The sudden revelation of how fragilized the US banking sector has become in the wake of the Fed’s  vicious tightening regime saw the market erasing most of the anticipated further Fed policy tightening for the cycle and sharply bringing forward the anticipated timing of an ensuing easing cycle. Since last Wednesday, we’ve gone from pricing in more than 100 basis points of further tightening through the July FOMC meeting and a 5% two-year US treasury yield to pricing in odds of 50 basis points of cuts by the July FOMC meeting at yesterday’s market nadir (now a mere -10 basis points as of this writing), with the 2-year yield trading south of 4% overnight and this morning (now backed up close to 4.25%). Some are already clamoring for the Fed to cut rates while others see a pause or even for at least another 25 basis points of tightening to any sense of panic.

The ECB is in an awkward place with its meeting on Thursday and if conditions remain nervously stable, could go ahead and hike 50 basis points but loosen its commitment to further tightening as it ponders the risk of contagion from the resetting of financial conditions lower after the US bank crisis emerged so suddenly out of the blue. The yield-spread has tightening in favour of the euro since last Thursday with a more aggressive expectation of the Fed to be in cutting mode sometime in Q3, while ECB expectations have merely receive a haircut, and still are looking for Lagarde and company to hike another 100 bps total through the October meeting (with about +40 bps price for this Thursday, i.e., a significant minority looking for a smaller rate hike.) The meeting may not serve as much of a catalyst if financial conditions are deteriorating again over the decision. Technically, watching the 61.8% Fibo retracement at 1.0842 if this psychological 1.0750 area falls.

Source: Saxo Group

The first rule of shock developments across markets is that traders will move first to simply deleverage existing positions to shed risk. That is the most likely proximate driver of an extreme move like the shockingly steep rally in USDMXN since last Thursday. MXN had become a relative star performer starting last year with the notable strength even against a strong US dollar as an EM currency that was in the vanguard of responsibly taking its policy rates to credibly close to or even beyond inflation levels. Further strength has been found on the deglobalization theme as Mexico is seen as a long-term winner in the US friend-shoring and reshoring of manufacturing away from China. A report on February 28 that Tesla would build a gigafactory in Mexico touched off the last leg of USDMXN downside to below 18.00 at times. This sharp backup is a wakeup call for those enjoying the MXN carry trade over the last many months.

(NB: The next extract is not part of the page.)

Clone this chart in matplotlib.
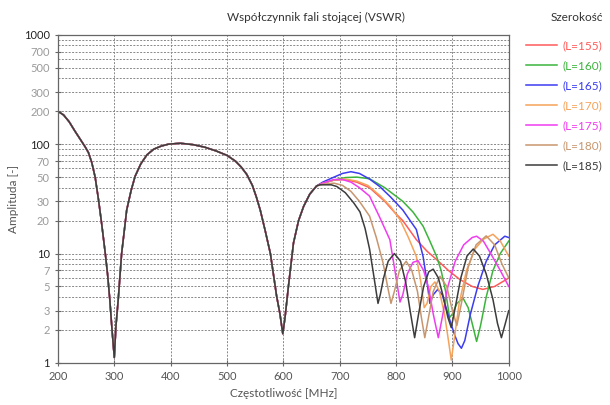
import matplotlib
matplotlib.use("Agg")
import matplotlib.pyplot as plt
import numpy as np

# common part (all widths overlap)
f_common = [200, 210, 220, 230, 240, 248, 254, 260, 266, 272, 278, 284, 288, 292, 296, 300, 303, 307,
            313, 317, 322, 330, 337, 347, 358, 370, 383, 396, 417, 440, 460, 480, 500, 515, 525, 535,
            545, 552, 559, 568, 577, 588, 594, 599, 603, 609, 618, 627, 636, 647, 659]
v_common = [200, 185, 160, 132, 110, 95, 84, 68, 50, 31, 18, 10, 6.5, 3.8, 2.0, 1.12, 2.2, 3.8,
            10, 15, 25, 38, 51, 66, 80, 90, 96, 100, 102, 99, 94, 87, 79, 70, 62, 53,
            42, 33, 25, 16, 10, 4.1, 2.8, 1.85, 2.6, 5, 12.5, 20, 27, 35, 41.5]

labels = ["(L=155)", "(L=160)", "(L=165)", "(L=170)", "(L=175)", "(L=180)", "(L=185)"]
colors = ["#ff5a5a", "#3cb43c", "#3c3cf0", "#f5a35a", "#f03cf0", "#c8966e", "#3c3c3c"]

f_155 = [670, 690, 710, 730, 753, 780, 800, 812, 836, 855, 872, 893, 913, 935, 954, 975, 996, 1000]
v_155 = [44, 47, 47.5, 45, 40, 30, 23, 20, 13.4, 10.5, 8.8, 7, 5.8, 5.0, 4.7, 5, 5.8, 6]

f_160 = [670, 690, 710, 730, 753, 780, 812, 830, 848, 860, 872, 880, 888, 895, 900, 908, 919, 928,
         936, 943, 950, 960, 972, 985, 1000]
v_160 = [44, 47, 49.5, 50, 48.3, 40, 30, 24, 17.8, 13, 9.4, 7, 4.5, 2.6, 2.8, 3.5, 3.9, 3.2,
         2.2, 1.57, 2.2, 4, 7, 10, 13]

f_165 = [670, 690, 705, 720, 735, 753, 771, 790, 812, 825, 836, 848, 855, 860, 866, 874, 882, 892,
         904, 910, 916, 922, 932, 945, 960, 975, 993, 1000]
v_165 = [45, 50, 54, 56, 54, 48, 41, 33, 25, 20, 16.6, 9.4, 5.5, 3.5, 4.2, 4.7, 4.2, 2.8,
         1.8, 1.5, 1.36, 1.6, 2.8, 5, 8.5, 12, 14.4, 14]

f_170 = [670, 690, 710, 730, 750, 771, 790, 807, 822, 836, 844, 850, 855, 862, 869, 877, 886, 893,
         898, 903, 912, 925, 940, 955, 972, 985, 1000]
v_170 = [44, 47, 48, 46, 42, 34, 27, 20.4, 14, 9.4, 5.5, 3.2, 3.5, 5, 5.5, 4.5, 2.8, 1.6,
         1.06, 1.6, 3.5, 7, 11, 13.5, 15, 13, 9.5]

f_175 = [670, 690, 705, 720, 735, 753, 770, 789, 798, 804, 807, 812, 820, 830, 839, 849, 858, 866,
         875, 882, 892, 905, 920, 935, 943, 955, 968, 985, 1000]
v_175 = [44, 47.5, 47.5, 45, 40, 33.5, 22, 13.4, 7, 4.5, 3.6, 4.2, 6.5, 8.3, 8.6, 7, 4.8, 2.8,
         1.7, 2.6, 5, 8.5, 12, 14, 14.4, 13, 10, 7, 5]

f_180 = [670, 690, 705, 720, 735, 753, 765, 777, 785, 791, 797, 806, 818, 828, 838, 845, 851, 857,
         866, 878, 890, 900, 908, 916, 928, 942, 960, 975, 988, 1000]
v_180 = [43, 44, 42, 37, 30, 22, 14, 8.2, 5, 3.5, 4.5, 7, 8.5, 7, 4.5, 2.6, 1.7, 2.5,
         4.5, 6.2, 5, 3, 2.2, 3.5, 7.5, 12, 14.5, 12, 8, 6]

f_185 = [665, 675, 685, 695, 710, 725, 736, 745, 753, 760, 765, 768, 772, 778, 786, 797, 808, 817,
         825, 833, 840, 849, 858, 866, 875, 884, 892, 898, 905, 915, 926, 937, 948, 960, 972, 980,
         987, 994, 1000]
v_185 = [42.5, 42.5, 42.5, 41, 36, 29, 24, 17, 11, 6.5, 4.4, 3.5, 4.2, 6, 8.5, 10, 8.5, 5.5,
         3, 1.7, 2.8, 5, 6.8, 7.2, 6, 4, 2.6, 2.1, 3.2, 6, 9.5, 11, 9.5, 6.5, 3.8, 2.3,
         1.7, 2.3, 3.0]

tails = [(f_155, v_155), (f_160, v_160), (f_165, v_165), (f_170, v_170),
         (f_175, v_175), (f_180, v_180), (f_185, v_185)]

x_ticks = [200, 300, 400, 500, 600, 700, 800, 900, 1000]
y_ticks = [1, 2, 3, 5, 7, 10, 20, 30, 50, 70, 100, 200, 300, 500, 700, 1000]

plt.rcParams['font.family'] = ['Lato', 'DejaVu Sans']
fig = plt.figure(figsize=(6.1, 4.05), dpi=100)
ax = fig.add_axes([0.095, 0.104, 0.739, 0.810])

handles = []
for (ft, vt), lab, col in zip(tails, labels, colors):
    ff = f_common + ft
    vv = v_common + vt
    h, = ax.plot(ff, vv, color=col, lw=1.1, label=lab)
    handles.append(h)

ax.set_yscale('log')
ax.set_xlim(200, 1000)
ax.set_ylim(1, 1000)
ax.set_xticks(x_ticks)
ax.set_xticklabels([str(t) for t in x_ticks])
ax.set_yticks(y_ticks)
ax.set_yticklabels([str(t) for t in y_ticks])
ax.yaxis.set_minor_locator(matplotlib.ticker.LogLocator(base=10, subs=np.arange(2, 10)))
ax.yaxis.set_minor_formatter(matplotlib.ticker.NullFormatter())
for lbl, t in zip(ax.get_yticklabels(), y_ticks):
    if t in (1, 10, 100, 1000):
        lbl.set_color('#222222')
    else:
        lbl.set_color('#9a9a9a')
for lbl in ax.get_xticklabels():
    lbl.set_color('#555555')

ax.tick_params(axis='both', which='major', labelsize=8, direction='inout', length=5, color='#666666', width=0.8)
ax.tick_params(axis='y', which='minor', length=0)
ax.grid(True, which='both', axis='y', linestyle=(0, (2, 1.5)), color='#888888', lw=0.7)
ax.grid(True, which='major', axis='x', linestyle=(0, (2, 1.5)), color='#888888', lw=0.7)
for s in ax.spines.values():
    s.set_color('#666666')
    s.set_linewidth(0.9)

fig.text(0.518, 0.958, 'Współczynnik fali stojącej (VSWR)', fontsize=8.5, color='#333333',
         ha='center', va='center')
ax.set_xlabel('Częstotliwość [MHz]', fontsize=8.5, color='#555555', labelpad=4)
ax.set_ylabel('Amplituda [-]', fontsize=8.5, color='#555555', labelpad=3)

leg = fig.legend(handles=handles, labels=labels, loc='upper left', bbox_to_anchor=(0.845, 0.927),
                 frameon=False, fontsize=8.5, handlelength=2.6, labelspacing=0.76, handletextpad=0.5)
for txt, col in zip(leg.get_texts(), colors):
    txt.set_color(col)
fig.text(0.945, 0.958, 'Szerokość', fontsize=8.5, color='#333333', ha='center', va='center')

fig.savefig('out.png', dpi=100)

I have a hard time seeing new lows emerging any time in the near future, given the scale of the back-up here.

Table: FX Board of G10 and CNH trend evolution and strength.
The Swiss franc and gold are getting the most out of the current situation, with the USD so far merely deflating sharply after its recent rally and not yet in a downtrend. Note the relative weakness across most of the G-10 smalls, though note EURSEK comments below.

Source: Bloomberg and Saxo Group

Table: FX Board Trend Scoreboard for individual pairs.
The USD is rolling over into a downtrend in places – note USDCHF and UDSJPY as the most prominent an well developed examples, but the move will need to stick through another couple of days of action. EURSEK posted a smart bearish reversal on a test above the prior 11.44 high.